US President Donald Trump and his hotel company, Trump International Golf Links (TIGL), seek to build a massively controversial seawall on a public beach to protect his Trump Golf Resort in western Ireland. The proposed wall on Doughmore Beach would run 2.8 kilometers, reach 15 feet tall, and consist of 200,000 tons of rock dumped in a sensitive coastal sand dune system.  Doughmore beach is one of western Irelands most consistent beachbreaks and widely popular with a deep community of surfers and beachgoers. Construction of this seawall will destroy the sand dune habitat, restrict public access, negatively impact the quality of the surfing waves, and ultimately result in beach loss.

Trump’s golf course is built along a picturesque sand dune system known as Carrowmore Dunes; a renowned ecological treasure that has been named a ‘Special Area of Conservation’ by the European Union Special Habitats Directive. In all, 31 acres of pristine sand dunes are legally protected and the system provides a unique habitat for the rare prehistoric snail, vertigo anguistor.
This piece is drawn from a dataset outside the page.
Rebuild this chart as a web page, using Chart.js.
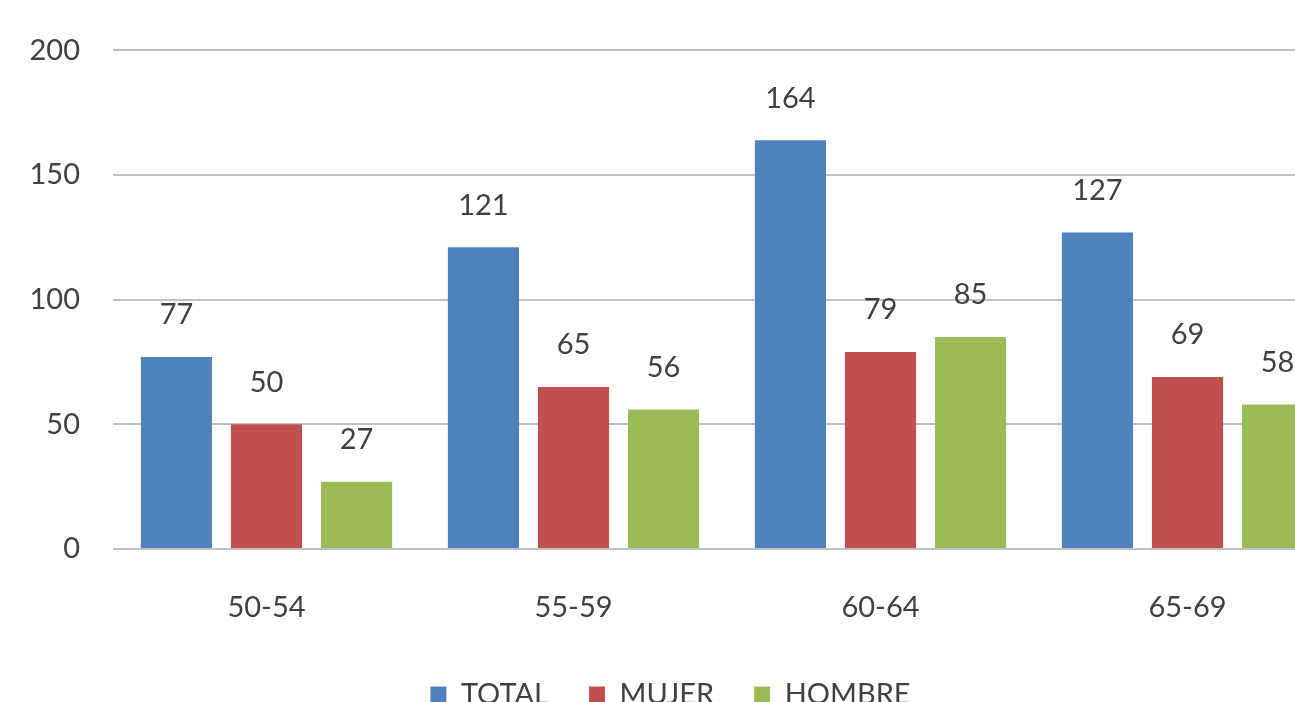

The sand dunes play a critically important role for Doughmore Beach as they contribute the sand supply for the wide, popular beach and create the offshore sandbars that make Doughmore Beach a consistently fun surf spot.

Sand dune systems are, by definition, dynamic. They constantly shift, grow, blow out, and regenerate. Prevailing onshore winds blow sand from the beach inland where it gets trapped by coastal grasses and vegetation. Offshore winds blow the sands back down to replenish the beach and further offshore to create sandbars in the ocean. It is a continuous cycle that depends upon strong winds and open coastline. Building a 2.8 km, 15 foot tall seawall at the foot of the sand dunes will unquestionably disrupt the natural process and lead to the dunes’ demise. Over time this will starve the beach of needed sand, negatively impact the surf quality, and ultimately lead to the disappearance of the popular public beach.

After a series of winter storms in February 2014, Donald Trump began to illegally dump boulders along the public beach at Doughmore without any permits to protect his golf course. Enraged local authorities quickly intervened and Trump was forced to cease his illegal revetment and is now required to obtain the legal permits. Trump has grown incensed that he needs to comply with the local planning regulations and has threatened to close the golf resort if his permit is not approved.

Trump sought special permission from the Irish national government for the wall in March but was rejected in April. The local Clare County Council is now the responsible agency deciding the fate of Doughberg Beach. They have reviewed Trump’s permit application and Environmental Impact Statement and have sent a Request for Further Information outlining 51 specific points that they want resolved or clarified. Trump has until December 2016 to submit the requested information. At that point, the Clare County Council will make a decision. All sides expect any council decision to be appealed, a process that will last several months more.